Civil Society Organizations

A civil society can be defined as a community of citizens linked by common interests and collective activity. According to the world bank, the term civil society refers to the wide array of non-governmental and not-for-profit organizations that have a presence in public life, expressing the interests and values of their members or others, based on ethical, cultural, political, scientific, religious or philanthropic considerations.[1] Civil Society Organizations (CSO) has increasingly influenced global public policy over the past two decades. These organizations tend to advocate campaigns around issues such as banning of land mines, debt cancellation and environmental protection. They have been important factors in achieving social services and implementing development programs in regions where government presence is minimal.

For goals of development to be achieved civil societies holds an indispensable role. Historically, civil societies tend to emerge in contexts of conflict in society. In situations of instability, these organizations help to bring back structure, articulate concerns of the marginalized, and promote political participation. By doing so, they solve social conflicts and monitor government action. Although promotion of civil societies has gathered a lot of enthusiasm, potential risks cannot be overlooked. In countries with weak civil societies, outside interference tends to have an impact on the development and efficiency of civil societies. The weaker these organizations are, the higher risk of new conflicts emerging throughout the nation.

It is also important to analyze what constitutes as a civil society and the external promotion of these organizations. It is important to denote that not all civil societies automatically aim to increase development. Matter of fact, interest groups can serve as civil societies. Interest groups tend to organize in the same format as civil society and block social change. In addition, it is important to realize the difference between development cooperation and civil society organizations. Governments in developing nations try to influence and control the information flow to and out of these organizations. Such governments tend control development processes for their own purposes.
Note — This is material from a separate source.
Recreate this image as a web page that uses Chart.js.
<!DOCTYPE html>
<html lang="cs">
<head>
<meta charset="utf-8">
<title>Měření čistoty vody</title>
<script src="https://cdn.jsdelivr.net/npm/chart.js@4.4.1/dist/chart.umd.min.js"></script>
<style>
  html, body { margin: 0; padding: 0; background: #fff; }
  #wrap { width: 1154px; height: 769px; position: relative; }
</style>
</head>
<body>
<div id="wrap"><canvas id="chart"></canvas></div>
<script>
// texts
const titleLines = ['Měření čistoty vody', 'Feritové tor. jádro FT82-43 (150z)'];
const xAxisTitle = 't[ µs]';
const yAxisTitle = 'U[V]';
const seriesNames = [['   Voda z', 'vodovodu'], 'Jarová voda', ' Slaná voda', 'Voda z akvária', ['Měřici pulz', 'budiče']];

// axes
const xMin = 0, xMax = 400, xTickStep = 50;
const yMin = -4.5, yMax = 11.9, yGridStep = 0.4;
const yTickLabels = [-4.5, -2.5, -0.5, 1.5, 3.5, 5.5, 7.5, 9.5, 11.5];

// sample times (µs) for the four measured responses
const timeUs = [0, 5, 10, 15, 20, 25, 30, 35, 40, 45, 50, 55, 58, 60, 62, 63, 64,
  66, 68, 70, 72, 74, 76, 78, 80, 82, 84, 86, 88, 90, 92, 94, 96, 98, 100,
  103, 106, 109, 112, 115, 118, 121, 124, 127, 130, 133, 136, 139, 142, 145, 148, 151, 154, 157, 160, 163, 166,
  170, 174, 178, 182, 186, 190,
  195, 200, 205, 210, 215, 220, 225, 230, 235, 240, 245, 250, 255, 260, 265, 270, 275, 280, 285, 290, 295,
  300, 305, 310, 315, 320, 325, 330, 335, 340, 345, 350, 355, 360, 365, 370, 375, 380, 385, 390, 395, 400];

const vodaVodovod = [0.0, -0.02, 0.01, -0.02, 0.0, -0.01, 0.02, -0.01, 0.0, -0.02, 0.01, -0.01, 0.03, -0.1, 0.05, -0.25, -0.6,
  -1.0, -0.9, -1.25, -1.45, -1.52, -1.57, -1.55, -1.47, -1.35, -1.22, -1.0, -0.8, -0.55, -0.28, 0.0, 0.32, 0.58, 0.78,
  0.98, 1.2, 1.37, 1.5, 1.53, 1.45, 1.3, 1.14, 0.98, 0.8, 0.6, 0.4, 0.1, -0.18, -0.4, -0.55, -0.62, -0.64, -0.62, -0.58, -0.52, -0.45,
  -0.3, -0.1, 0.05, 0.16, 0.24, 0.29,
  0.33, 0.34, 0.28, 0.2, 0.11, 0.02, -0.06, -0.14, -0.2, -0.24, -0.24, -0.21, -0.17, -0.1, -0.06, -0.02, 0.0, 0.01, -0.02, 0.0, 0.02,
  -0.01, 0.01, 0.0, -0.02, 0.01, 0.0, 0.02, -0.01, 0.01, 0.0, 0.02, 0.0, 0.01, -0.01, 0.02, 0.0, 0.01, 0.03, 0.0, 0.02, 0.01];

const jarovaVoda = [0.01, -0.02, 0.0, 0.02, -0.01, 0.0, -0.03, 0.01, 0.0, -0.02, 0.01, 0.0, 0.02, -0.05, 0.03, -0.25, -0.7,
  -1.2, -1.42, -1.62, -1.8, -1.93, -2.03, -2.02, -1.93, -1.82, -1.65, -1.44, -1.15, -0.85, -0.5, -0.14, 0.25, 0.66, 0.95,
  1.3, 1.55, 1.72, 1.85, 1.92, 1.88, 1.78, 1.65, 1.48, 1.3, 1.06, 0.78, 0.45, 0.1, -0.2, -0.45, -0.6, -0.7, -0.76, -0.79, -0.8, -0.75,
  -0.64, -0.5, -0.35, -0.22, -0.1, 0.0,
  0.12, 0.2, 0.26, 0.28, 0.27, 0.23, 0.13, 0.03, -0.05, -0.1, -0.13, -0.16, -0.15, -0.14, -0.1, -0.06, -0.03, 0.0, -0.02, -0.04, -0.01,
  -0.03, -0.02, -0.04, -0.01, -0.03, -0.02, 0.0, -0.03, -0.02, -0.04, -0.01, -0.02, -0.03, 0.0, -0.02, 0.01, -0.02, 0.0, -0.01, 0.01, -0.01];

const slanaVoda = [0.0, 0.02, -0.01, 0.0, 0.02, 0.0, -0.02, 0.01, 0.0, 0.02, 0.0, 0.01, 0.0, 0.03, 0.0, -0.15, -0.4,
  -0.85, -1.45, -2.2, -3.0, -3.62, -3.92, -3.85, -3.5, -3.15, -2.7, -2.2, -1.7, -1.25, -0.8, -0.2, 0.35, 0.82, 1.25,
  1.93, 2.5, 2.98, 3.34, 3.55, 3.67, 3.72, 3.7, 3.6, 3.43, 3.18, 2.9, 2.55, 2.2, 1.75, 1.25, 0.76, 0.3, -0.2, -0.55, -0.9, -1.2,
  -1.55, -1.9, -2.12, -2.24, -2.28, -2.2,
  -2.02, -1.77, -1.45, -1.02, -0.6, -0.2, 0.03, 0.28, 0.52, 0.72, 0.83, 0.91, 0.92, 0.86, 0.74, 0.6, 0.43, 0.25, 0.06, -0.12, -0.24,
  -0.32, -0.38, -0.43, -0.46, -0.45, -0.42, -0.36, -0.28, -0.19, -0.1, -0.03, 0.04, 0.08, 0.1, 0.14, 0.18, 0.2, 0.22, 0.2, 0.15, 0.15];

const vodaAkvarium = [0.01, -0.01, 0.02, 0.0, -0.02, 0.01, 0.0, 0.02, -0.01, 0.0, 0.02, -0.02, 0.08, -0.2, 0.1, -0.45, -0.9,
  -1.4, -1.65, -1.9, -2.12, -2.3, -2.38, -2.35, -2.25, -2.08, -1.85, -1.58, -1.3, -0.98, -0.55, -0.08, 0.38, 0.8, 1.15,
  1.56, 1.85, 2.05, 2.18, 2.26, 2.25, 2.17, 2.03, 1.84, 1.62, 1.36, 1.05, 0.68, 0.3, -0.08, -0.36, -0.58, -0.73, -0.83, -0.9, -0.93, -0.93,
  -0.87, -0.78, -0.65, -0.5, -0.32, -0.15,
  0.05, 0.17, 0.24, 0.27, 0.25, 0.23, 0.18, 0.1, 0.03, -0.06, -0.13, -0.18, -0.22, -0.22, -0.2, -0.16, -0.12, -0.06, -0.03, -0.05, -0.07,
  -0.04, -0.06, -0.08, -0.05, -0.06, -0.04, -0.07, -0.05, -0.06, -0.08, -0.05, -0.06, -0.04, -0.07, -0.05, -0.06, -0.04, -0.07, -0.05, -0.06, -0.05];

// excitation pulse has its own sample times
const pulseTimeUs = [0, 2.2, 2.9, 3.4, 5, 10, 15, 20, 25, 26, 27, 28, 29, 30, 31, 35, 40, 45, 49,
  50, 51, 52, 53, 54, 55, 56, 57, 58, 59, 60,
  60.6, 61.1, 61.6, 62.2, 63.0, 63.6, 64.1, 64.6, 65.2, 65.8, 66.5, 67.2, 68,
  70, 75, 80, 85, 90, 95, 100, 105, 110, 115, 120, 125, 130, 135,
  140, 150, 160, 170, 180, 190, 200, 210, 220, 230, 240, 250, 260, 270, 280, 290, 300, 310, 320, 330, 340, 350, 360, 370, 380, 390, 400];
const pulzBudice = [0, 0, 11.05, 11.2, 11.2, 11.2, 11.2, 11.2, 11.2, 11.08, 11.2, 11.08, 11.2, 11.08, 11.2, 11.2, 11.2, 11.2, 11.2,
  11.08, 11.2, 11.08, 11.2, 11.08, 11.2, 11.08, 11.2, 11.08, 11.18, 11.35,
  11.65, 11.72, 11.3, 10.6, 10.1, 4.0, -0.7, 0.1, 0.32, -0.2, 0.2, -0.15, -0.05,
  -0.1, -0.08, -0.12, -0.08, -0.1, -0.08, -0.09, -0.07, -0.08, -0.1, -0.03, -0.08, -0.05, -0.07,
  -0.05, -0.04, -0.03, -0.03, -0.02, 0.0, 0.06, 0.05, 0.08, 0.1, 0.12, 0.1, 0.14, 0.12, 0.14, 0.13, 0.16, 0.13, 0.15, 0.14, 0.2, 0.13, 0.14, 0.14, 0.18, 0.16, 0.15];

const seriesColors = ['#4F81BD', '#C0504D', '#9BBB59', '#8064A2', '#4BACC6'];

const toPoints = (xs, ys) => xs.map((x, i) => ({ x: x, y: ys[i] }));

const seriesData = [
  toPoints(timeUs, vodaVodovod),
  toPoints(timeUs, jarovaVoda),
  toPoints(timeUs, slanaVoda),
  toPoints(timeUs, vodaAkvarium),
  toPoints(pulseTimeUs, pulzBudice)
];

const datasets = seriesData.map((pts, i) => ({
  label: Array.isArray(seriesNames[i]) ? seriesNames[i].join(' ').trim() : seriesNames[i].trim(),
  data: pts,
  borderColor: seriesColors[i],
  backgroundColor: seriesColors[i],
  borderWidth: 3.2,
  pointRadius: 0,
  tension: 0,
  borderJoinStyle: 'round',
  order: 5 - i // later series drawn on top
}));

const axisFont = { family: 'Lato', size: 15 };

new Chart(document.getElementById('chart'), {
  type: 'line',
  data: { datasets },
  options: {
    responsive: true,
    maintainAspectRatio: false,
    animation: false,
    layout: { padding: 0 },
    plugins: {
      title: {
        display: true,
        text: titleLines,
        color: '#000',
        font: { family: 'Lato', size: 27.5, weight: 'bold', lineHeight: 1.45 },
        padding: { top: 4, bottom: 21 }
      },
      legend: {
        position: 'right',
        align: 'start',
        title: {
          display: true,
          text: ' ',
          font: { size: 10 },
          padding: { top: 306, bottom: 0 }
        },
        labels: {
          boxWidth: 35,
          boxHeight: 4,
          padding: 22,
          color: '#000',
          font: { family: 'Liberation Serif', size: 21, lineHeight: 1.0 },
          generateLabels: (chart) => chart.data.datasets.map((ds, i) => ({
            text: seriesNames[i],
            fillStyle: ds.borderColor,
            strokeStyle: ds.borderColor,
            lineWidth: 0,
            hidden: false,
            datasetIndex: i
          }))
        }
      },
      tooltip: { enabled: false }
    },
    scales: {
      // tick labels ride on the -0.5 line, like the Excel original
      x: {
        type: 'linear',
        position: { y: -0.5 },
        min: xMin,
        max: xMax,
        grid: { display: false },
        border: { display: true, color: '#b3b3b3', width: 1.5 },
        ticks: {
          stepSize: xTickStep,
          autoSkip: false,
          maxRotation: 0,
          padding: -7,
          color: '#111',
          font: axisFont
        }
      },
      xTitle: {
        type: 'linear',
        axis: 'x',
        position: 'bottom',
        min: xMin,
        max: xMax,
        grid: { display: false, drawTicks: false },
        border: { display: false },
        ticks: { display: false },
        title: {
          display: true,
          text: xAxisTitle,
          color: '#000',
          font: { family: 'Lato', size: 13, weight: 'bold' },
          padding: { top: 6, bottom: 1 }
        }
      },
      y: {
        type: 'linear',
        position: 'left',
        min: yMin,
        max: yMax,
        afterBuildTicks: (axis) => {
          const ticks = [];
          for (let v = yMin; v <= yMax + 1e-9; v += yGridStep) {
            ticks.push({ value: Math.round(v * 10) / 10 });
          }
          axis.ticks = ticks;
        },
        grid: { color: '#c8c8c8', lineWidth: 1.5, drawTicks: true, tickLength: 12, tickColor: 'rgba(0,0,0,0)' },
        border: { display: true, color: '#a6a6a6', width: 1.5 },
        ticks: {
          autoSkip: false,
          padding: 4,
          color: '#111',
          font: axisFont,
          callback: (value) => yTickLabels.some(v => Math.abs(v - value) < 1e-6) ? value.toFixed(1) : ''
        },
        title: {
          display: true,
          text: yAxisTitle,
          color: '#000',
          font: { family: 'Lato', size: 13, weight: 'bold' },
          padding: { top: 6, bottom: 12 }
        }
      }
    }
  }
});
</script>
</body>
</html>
In addition, to maintain a high level of quality for these civil societies, development of a diversified civil society should be supported by a diversity of organizations. Parallel promotion by NGOs, churches and trade unions, by human rights and environmental groups contribute to the emergence of a pluralist civil society.[2] The impact of these players contributes to the accessibility of these organizations. They offer a way for nations to comparatively analyze each other and contribute to the level of growth of CSO globally.

[1]”Defining Civil Society.” The World Bank. The World Bank Group, 23 July 2013. Web. 31 Oct. 2016.

[2] Windfuhr, Michael. “The Promotion of Civil Society in Developing Countries — the Example of European Development Cooperation.” German Development Institute. N.p., June 1999. Web.